- [Job]
All of the data should be repeated exactly; pictures are not part of the copy.

- [Supplied material]

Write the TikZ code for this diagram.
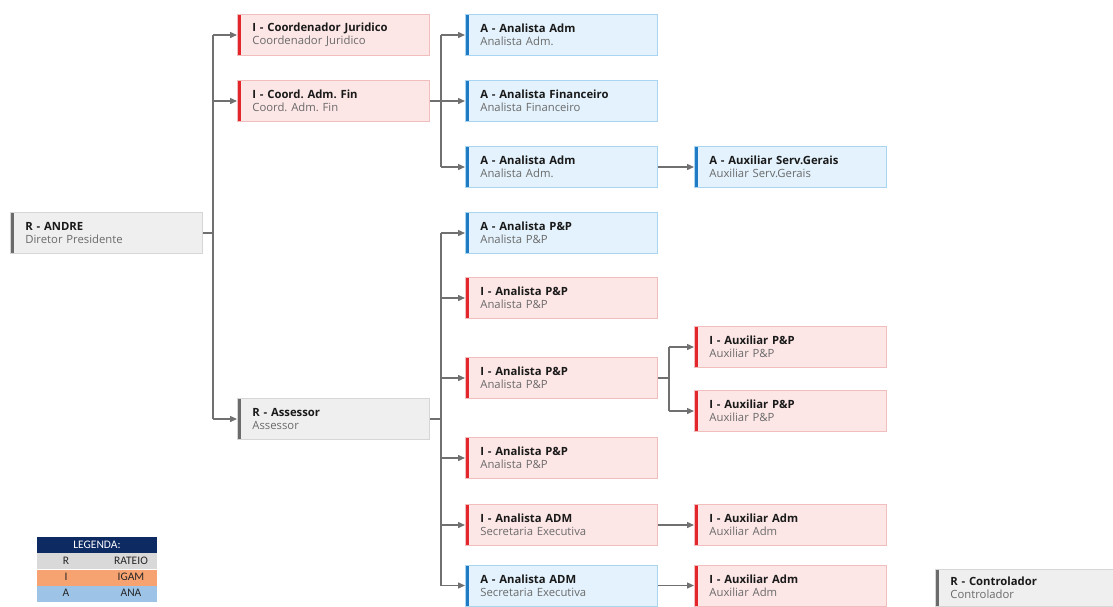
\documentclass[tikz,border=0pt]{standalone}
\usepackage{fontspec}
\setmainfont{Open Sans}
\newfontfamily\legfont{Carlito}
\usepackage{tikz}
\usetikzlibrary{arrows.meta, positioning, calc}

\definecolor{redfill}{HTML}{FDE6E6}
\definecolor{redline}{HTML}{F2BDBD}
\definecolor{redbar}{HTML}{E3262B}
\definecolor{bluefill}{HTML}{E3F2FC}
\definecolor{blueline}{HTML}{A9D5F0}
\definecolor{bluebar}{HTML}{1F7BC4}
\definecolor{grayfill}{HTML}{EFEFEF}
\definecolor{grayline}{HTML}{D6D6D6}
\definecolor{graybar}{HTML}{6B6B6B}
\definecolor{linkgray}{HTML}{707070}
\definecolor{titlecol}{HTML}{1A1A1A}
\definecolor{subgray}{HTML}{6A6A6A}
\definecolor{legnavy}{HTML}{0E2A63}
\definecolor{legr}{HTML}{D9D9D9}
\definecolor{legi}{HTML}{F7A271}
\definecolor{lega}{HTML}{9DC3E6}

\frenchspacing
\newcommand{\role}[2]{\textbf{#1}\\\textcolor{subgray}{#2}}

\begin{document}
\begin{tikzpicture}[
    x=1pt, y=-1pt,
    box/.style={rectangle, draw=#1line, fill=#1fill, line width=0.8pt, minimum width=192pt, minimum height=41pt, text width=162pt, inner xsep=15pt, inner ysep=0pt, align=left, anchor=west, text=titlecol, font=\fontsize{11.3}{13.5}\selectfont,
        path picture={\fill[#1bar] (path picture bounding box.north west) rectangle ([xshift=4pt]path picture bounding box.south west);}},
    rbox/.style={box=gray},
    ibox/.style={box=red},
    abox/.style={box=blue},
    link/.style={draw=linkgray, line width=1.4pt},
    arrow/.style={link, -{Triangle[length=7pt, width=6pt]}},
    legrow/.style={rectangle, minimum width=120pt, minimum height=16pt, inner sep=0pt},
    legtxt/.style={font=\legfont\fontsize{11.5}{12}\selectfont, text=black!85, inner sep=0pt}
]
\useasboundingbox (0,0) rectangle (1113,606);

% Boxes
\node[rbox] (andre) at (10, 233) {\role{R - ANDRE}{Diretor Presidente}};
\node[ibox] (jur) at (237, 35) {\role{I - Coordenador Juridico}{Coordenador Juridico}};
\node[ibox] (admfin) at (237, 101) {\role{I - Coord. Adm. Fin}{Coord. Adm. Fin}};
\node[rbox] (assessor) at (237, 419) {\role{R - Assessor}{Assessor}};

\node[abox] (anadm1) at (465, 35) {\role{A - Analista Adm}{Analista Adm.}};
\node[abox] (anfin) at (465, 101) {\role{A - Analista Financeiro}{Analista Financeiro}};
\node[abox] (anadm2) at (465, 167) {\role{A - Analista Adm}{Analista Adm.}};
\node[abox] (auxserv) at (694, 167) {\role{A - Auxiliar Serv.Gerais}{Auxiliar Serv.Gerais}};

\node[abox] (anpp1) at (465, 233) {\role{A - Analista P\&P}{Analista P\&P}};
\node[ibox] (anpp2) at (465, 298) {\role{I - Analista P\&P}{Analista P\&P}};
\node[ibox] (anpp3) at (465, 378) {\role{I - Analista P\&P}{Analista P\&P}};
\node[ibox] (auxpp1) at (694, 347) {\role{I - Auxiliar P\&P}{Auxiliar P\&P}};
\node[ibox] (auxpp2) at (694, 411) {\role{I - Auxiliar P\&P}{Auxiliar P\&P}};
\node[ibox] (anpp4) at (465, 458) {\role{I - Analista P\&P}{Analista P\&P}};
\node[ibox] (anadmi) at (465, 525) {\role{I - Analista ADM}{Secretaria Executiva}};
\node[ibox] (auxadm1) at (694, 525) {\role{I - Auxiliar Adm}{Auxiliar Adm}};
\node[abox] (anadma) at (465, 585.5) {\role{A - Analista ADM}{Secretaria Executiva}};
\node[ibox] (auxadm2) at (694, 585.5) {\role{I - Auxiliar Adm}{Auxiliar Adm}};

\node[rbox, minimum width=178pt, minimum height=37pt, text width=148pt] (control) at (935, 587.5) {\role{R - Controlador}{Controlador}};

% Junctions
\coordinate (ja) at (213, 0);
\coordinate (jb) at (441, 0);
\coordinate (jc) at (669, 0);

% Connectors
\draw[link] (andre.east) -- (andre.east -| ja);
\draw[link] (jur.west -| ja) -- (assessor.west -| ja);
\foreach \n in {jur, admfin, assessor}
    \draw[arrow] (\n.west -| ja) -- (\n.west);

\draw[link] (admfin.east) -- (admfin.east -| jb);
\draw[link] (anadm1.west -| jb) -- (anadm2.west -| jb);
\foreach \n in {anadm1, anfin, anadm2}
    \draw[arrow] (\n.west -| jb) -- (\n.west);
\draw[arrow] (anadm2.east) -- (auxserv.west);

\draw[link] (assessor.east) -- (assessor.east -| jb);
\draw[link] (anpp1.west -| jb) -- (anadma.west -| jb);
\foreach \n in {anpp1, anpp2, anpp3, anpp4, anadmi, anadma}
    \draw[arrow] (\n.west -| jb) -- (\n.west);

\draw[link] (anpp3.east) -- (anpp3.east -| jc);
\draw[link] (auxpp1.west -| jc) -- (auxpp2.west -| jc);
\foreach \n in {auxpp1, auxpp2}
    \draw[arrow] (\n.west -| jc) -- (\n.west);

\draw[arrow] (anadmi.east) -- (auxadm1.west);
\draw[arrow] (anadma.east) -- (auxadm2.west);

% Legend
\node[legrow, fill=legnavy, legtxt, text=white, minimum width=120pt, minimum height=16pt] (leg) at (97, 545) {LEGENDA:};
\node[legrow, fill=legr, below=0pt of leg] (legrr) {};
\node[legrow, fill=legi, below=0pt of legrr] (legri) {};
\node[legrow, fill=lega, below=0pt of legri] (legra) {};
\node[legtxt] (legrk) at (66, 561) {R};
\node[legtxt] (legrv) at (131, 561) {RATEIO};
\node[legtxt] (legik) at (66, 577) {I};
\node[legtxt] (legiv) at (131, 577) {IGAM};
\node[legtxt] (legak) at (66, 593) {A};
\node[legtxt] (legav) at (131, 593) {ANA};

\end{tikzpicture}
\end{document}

- [Response for this exercise]
Write the TikZ code for this diagram.
\documentclass[tikz,border=0pt]{standalone}
\usepackage{fontspec}
\setmainfont{Open Sans}
\newfontfamily\legfont{Carlito}
\usepackage{tikz}
\usetikzlibrary{arrows.meta, positioning, calc}

\definecolor{redfill}{HTML}{FDE6E6}
\definecolor{redline}{HTML}{F2BDBD}
\definecolor{redbar}{HTML}{E3262B}
\definecolor{bluefill}{HTML}{E3F2FC}
\definecolor{blueline}{HTML}{A9D5F0}
\definecolor{bluebar}{HTML}{1F7BC4}
\definecolor{grayfill}{HTML}{EFEFEF}
\definecolor{grayline}{HTML}{D6D6D6}
\definecolor{graybar}{HTML}{6B6B6B}
\definecolor{linkgray}{HTML}{707070}
\definecolor{titlecol}{HTML}{1A1A1A}
\definecolor{subgray}{HTML}{6A6A6A}
\definecolor{legnavy}{HTML}{0E2A63}
\definecolor{legr}{HTML}{D9D9D9}
\definecolor{legi}{HTML}{F7A271}
\definecolor{lega}{HTML}{9DC3E6}

\frenchspacing
\newcommand{\role}[2]{\textbf{#1}\\\textcolor{subgray}{#2}}

\begin{document}
\begin{tikzpicture}[
    x=1pt, y=-1pt,
    box/.style={rectangle, draw=#1line, fill=#1fill, line width=0.8pt, minimum width=192pt, minimum height=41pt, text width=162pt, inner xsep=15pt, inner ysep=0pt, align=left, anchor=west, text=titlecol, font=\fontsize{11.3}{13.5}\selectfont,
        path picture={\fill[#1bar] (path picture bounding box.north west) rectangle ([xshift=4pt]path picture bounding box.south west);}},
    rbox/.style={box=gray},
    ibox/.style={box=red},
    abox/.style={box=blue},
    link/.style={draw=linkgray, line width=1.4pt},
    arrow/.style={link, -{Triangle[length=7pt, width=6pt]}},
    legrow/.style={rectangle, minimum width=120pt, minimum height=16pt, inner sep=0pt},
    legtxt/.style={font=\legfont\fontsize{11.5}{12}\selectfont, text=black!85, inner sep=0pt}
]
\useasboundingbox (0,0) rectangle (1113,606);

% Boxes
\node[rbox] (andre) at (10, 233) {\role{R - ANDRE}{Diretor Presidente}};
\node[ibox] (jur) at (237, 35) {\role{I - Coordenador Juridico}{Coordenador Juridico}};
\node[ibox] (admfin) at (237, 101) {\role{I - Coord. Adm. Fin}{Coord. Adm. Fin}};
\node[rbox] (assessor) at (237, 419) {\role{R - Assessor}{Assessor}};

\node[abox] (anadm1) at (465, 35) {\role{A - Analista Adm}{Analista Adm.}};
\node[abox] (anfin) at (465, 101) {\role{A - Analista Financeiro}{Analista Financeiro}};
\node[abox] (anadm2) at (465, 167) {\role{A - Analista Adm}{Analista Adm.}};
\node[abox] (auxserv) at (694, 167) {\role{A - Auxiliar Serv.Gerais}{Auxiliar Serv.Gerais}};

\node[abox] (anpp1) at (465, 233) {\role{A - Analista P\&P}{Analista P\&P}};
\node[ibox] (anpp2) at (465, 298) {\role{I - Analista P\&P}{Analista P\&P}};
\node[ibox] (anpp3) at (465, 378) {\role{I - Analista P\&P}{Analista P\&P}};
\node[ibox] (auxpp1) at (694, 347) {\role{I - Auxiliar P\&P}{Auxiliar P\&P}};
\node[ibox] (auxpp2) at (694, 411) {\role{I - Auxiliar P\&P}{Auxiliar P\&P}};
\node[ibox] (anpp4) at (465, 458) {\role{I - Analista P\&P}{Analista P\&P}};
\node[ibox] (anadmi) at (465, 525) {\role{I - Analista ADM}{Secretaria Executiva}};
\node[ibox] (auxadm1) at (694, 525) {\role{I - Auxiliar Adm}{Auxiliar Adm}};
\node[abox] (anadma) at (465, 585.5) {\role{A - Analista ADM}{Secretaria Executiva}};
\node[ibox] (auxadm2) at (694, 585.5) {\role{I - Auxiliar Adm}{Auxiliar Adm}};

\node[rbox, minimum width=178pt, minimum height=37pt, text width=148pt] (control) at (935, 587.5) {\role{R - Controlador}{Controlador}};

% Junctions
\coordinate (ja) at (213, 0);
\coordinate (jb) at (441, 0);
\coordinate (jc) at (669, 0);

% Connectors
\draw[link] (andre.east) -- (andre.east -| ja);
\draw[link] (jur.west -| ja) -- (assessor.west -| ja);
\foreach \n in {jur, admfin, assessor}
    \draw[arrow] (\n.west -| ja) -- (\n.west);

\draw[link] (admfin.east) -- (admfin.east -| jb);
\draw[link] (anadm1.west -| jb) -- (anadm2.west -| jb);
\foreach \n in {anadm1, anfin, anadm2}
    \draw[arrow] (\n.west -| jb) -- (\n.west);
\draw[arrow] (anadm2.east) -- (auxserv.west);

\draw[link] (assessor.east) -- (assessor.east -| jb);
\draw[link] (anpp1.west -| jb) -- (anadma.west -| jb);
\foreach \n in {anpp1, anpp2, anpp3, anpp4, anadmi, anadma}
    \draw[arrow] (\n.west -| jb) -- (\n.west);

\draw[link] (anpp3.east) -- (anpp3.east -| jc);
\draw[link] (auxpp1.west -| jc) -- (auxpp2.west -| jc);
\foreach \n in {auxpp1, auxpp2}
    \draw[arrow] (\n.west -| jc) -- (\n.west);

\draw[arrow] (anadmi.east) -- (auxadm1.west);
\draw[arrow] (anadma.east) -- (auxadm2.west);

% Legend
\node[legrow, fill=legnavy, legtxt, text=white, minimum width=120pt, minimum height=16pt] (leg) at (97, 545) {LEGENDA:};
\node[legrow, fill=legr, below=0pt of leg] (legrr) {};
\node[legrow, fill=legi, below=0pt of legrr] (legri) {};
\node[legrow, fill=lega, below=0pt of legri] (legra) {};
\node[legtxt] (legrk) at (66, 561) {R};
\node[legtxt] (legrv) at (131, 561) {RATEIO};
\node[legtxt] (legik) at (66, 577) {I};
\node[legtxt] (legiv) at (131, 577) {IGAM};
\node[legtxt] (legak) at (66, 593) {A};
\node[legtxt] (legav) at (131, 593) {ANA};

\end{tikzpicture}
\end{document}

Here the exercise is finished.